How to Hack a Tomahawk Recipe
No smoker? No problem.
Its that time of year again when we move Big Betty for Spring and Summer vs Winter cooking, which means I find myself without a smoker for a few weeks. Of course that's exactly the moment I’d find an amazing deal on a top notch tomahawk, and you know I’m not freezing that. So here we go… how to smoke a damn near perfect tomahawk on a propane grill.
Step One: Is always going to be the tomahawk itself. Some will disagree with me here, but I like to compress the meat, so I’ve used regular cooking twine to pack it up tight. I find this does to some degree decrease tenderness, but heavily increases the juiciness of the steak. A fair trade off in my opinion, but to each their own.
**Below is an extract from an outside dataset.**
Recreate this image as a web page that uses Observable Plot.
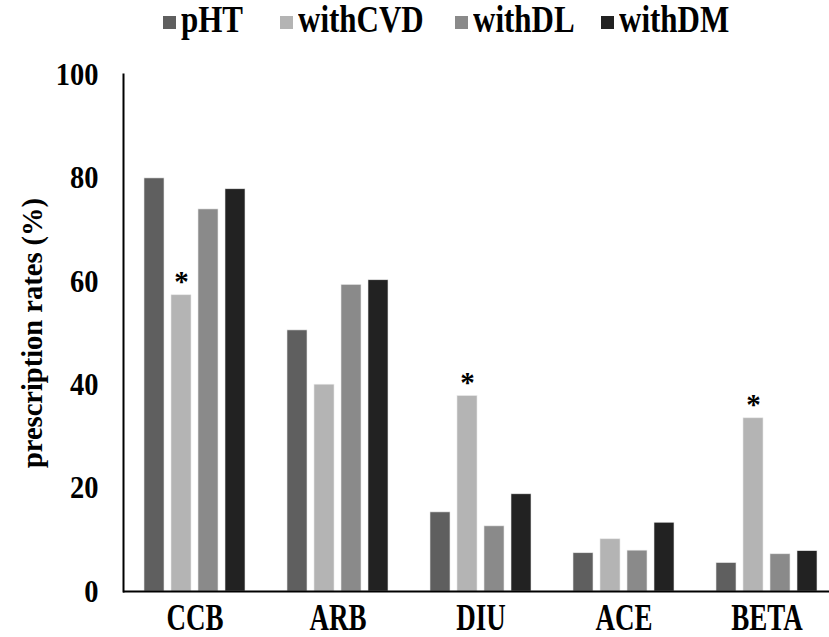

The best oil in this case is an avocado oil. It has a subtle flavor, low smoking point, and will crisp up the exterior real nice. You don’t need a lot here, just a quick brush down on all sides and don’t forget the bone. A lot of flavor can come out of that bone into the smoke.
This is a pretty sizeable chunk of meat and it packs some real flavor so it can handle a little seasoning. In this case we’re using our Bulletproof rub to add some heat. The Bulletproof is added immediately after the oil side by side. In other words brush down one side, add your seasoning, let it sink in for a few moments then flip and do the next side.
While you let that all sink in you can go ahead and get started on the other preparations. You’ll need about 8 6-8in natural branches about a thumb in thickness. For this particular cook we used applewood branches, one of my personal favourites. I’ve mixed that with a hardwood mix of wood chips to get the smouldering going easier, but you could also use dry tree bark. All of that wrapped up in a couple packs of tinfoil.
Next you need to get that smokin! I’ve removed 1 of the two grates from my old propane Q that I really do truly hate. Gimme a good log fire or a brick smoker anyday. Anyhow, The 1 grate I’ve left in the middle in case I need to block the heat from the tomahawk, an emergency precaution so to speak. The real importance of this single grate however is your casserole dish of water. Without that you’ll end up with a damn dry steak.
The tinfoil packs I’ve placed directly on the flame guards with heat on high. It doesn’t take long to get these smoking and because you’re using actual sticks they’ll go for quite some time with low heat following.
Pop the top, turn the heat down, and when you’re confident you can put the tomahawk in at 200 degrees put it in there on the warmer rack. I let this tomahawk go in there on 200 for about an hour and a half flipping at 45 minutes with a spritz of water at the flip and just before the ending. Cutting into it later though I can say it definitely could’ve gone another 30. My wife and I are rare steak lovers, so this was perfect for us. Another 30 you’d get yourself a reasonable medium rare.
Now for the real fun. Take your tomahawk off, give it a quick wrap in tinfoil to retain temperature and let it sit at room temperature while you work.
Remove the tinfoil packs and the single grate from the BBQ and place a grill directly on the flame guards. My ideal is either cast iron or stoneware. You can simply lower the grate to flame guard but you’ll be missing out on a lot of crispy goodness.
Now crank the heat and close the top. My Q was reading 600 degrees, but that stoneware had to be at least 800 degrees in just 15 minutes. Give it a good drenching of canola grilling spray, toss your tomahawk on there (unwrapped) for no more than a minute or two per side. Sear each side 2 to 3 times to your liking. Let the tomahawk cool for just a few ,minutes off the grill and you’re good to go.